Nigerian women are legally barred from some of the best-paying formal jobs in the country. Sections 55, 56, and 57 of Nigeria’s Labour Act prohibit women from working in certain industrial sectors and at night. A popular argument is that the law was written with good intentions: hazardous conditions, unsafe commutes, a society that hasn’t done enough to protect women in public spaces.
Why it Matters
The World Bank’s Women, Business and the Law 2026 report scores Nigeria at 50 out of 100 on legal gender equality, and the Labour Act is part of why that number isn’t higher. The logic behind protective exclusion legislation is that dangerous conditions exist, so women should be kept away from them. The problem is that this puts the burden of protection on women rather than on employers and the state. A genuinely protective framework would mandate safer conditions, enforce anti-harassment standards, and provide secure transport for everyone.
State of Play
- The sectors covered by Labour Act restrictions, mining, construction, manufacturing, and industrial night shifts, are among the better-paying categories in Nigeria’s formal economy.

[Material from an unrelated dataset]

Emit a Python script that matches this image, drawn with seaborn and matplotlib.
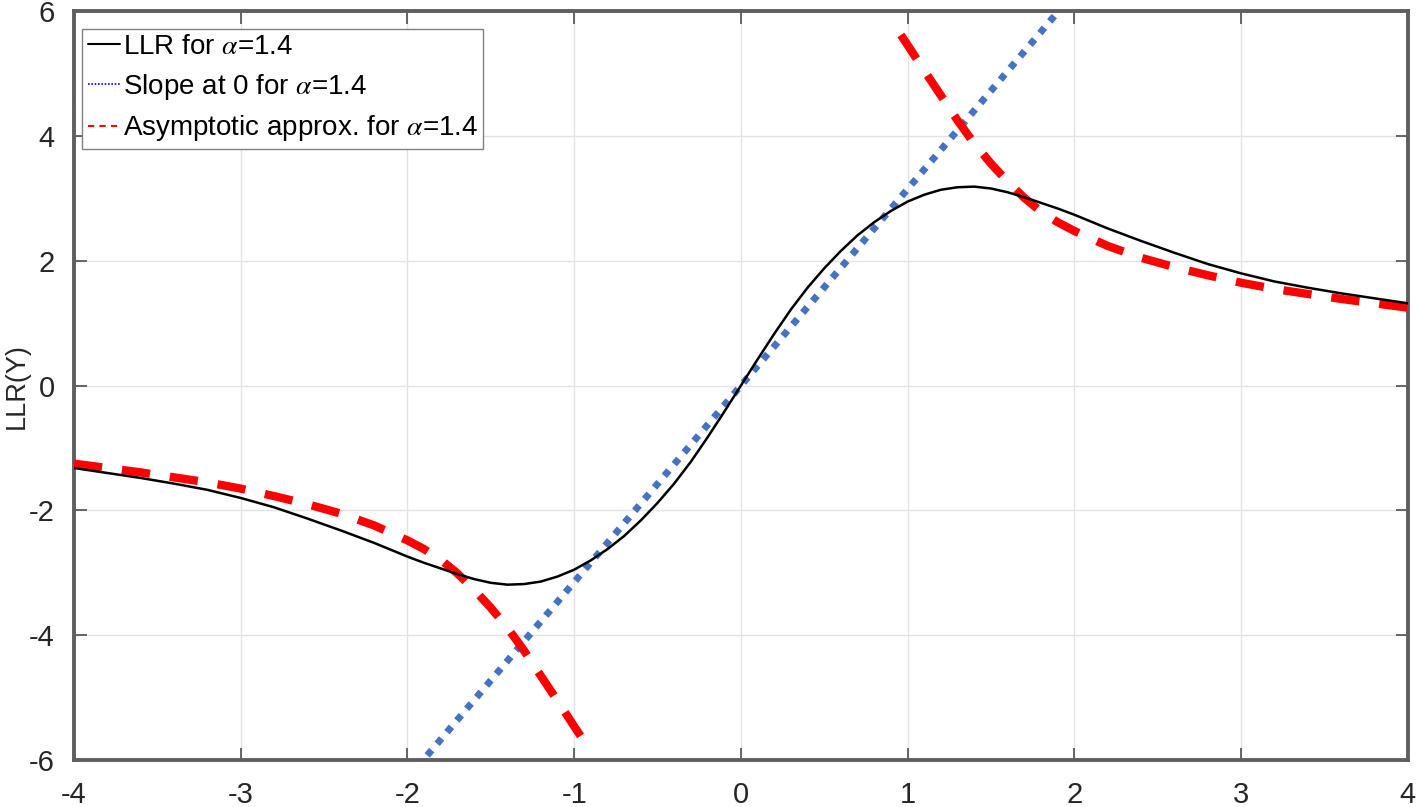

- By restricting women’s access to these sectors, the Labour Act doesn’t make women safer. It concentrates them in lower-wage, less protected informal work instead.
- The ILO has formally moved away from this kind of protective exclusion legislation globally, because the evidence shows it depresses women’s wages without meaningfully improving their safety.
On the Deeper Angle: Women are Already There
The data shows women are present in mining and construction, just not formally. The ILO recognises women as a significant segment of artisanal and small-scale mining (ASM) workers globally, working as diggers, processors, and transporters of minerals.
Women are already in the quarries and on construction sites, they’re just doing it without contracts, minimum wage, or safety protections.
The law that was supposed to protect them has instead ensured that their protection is the one thing they can never access.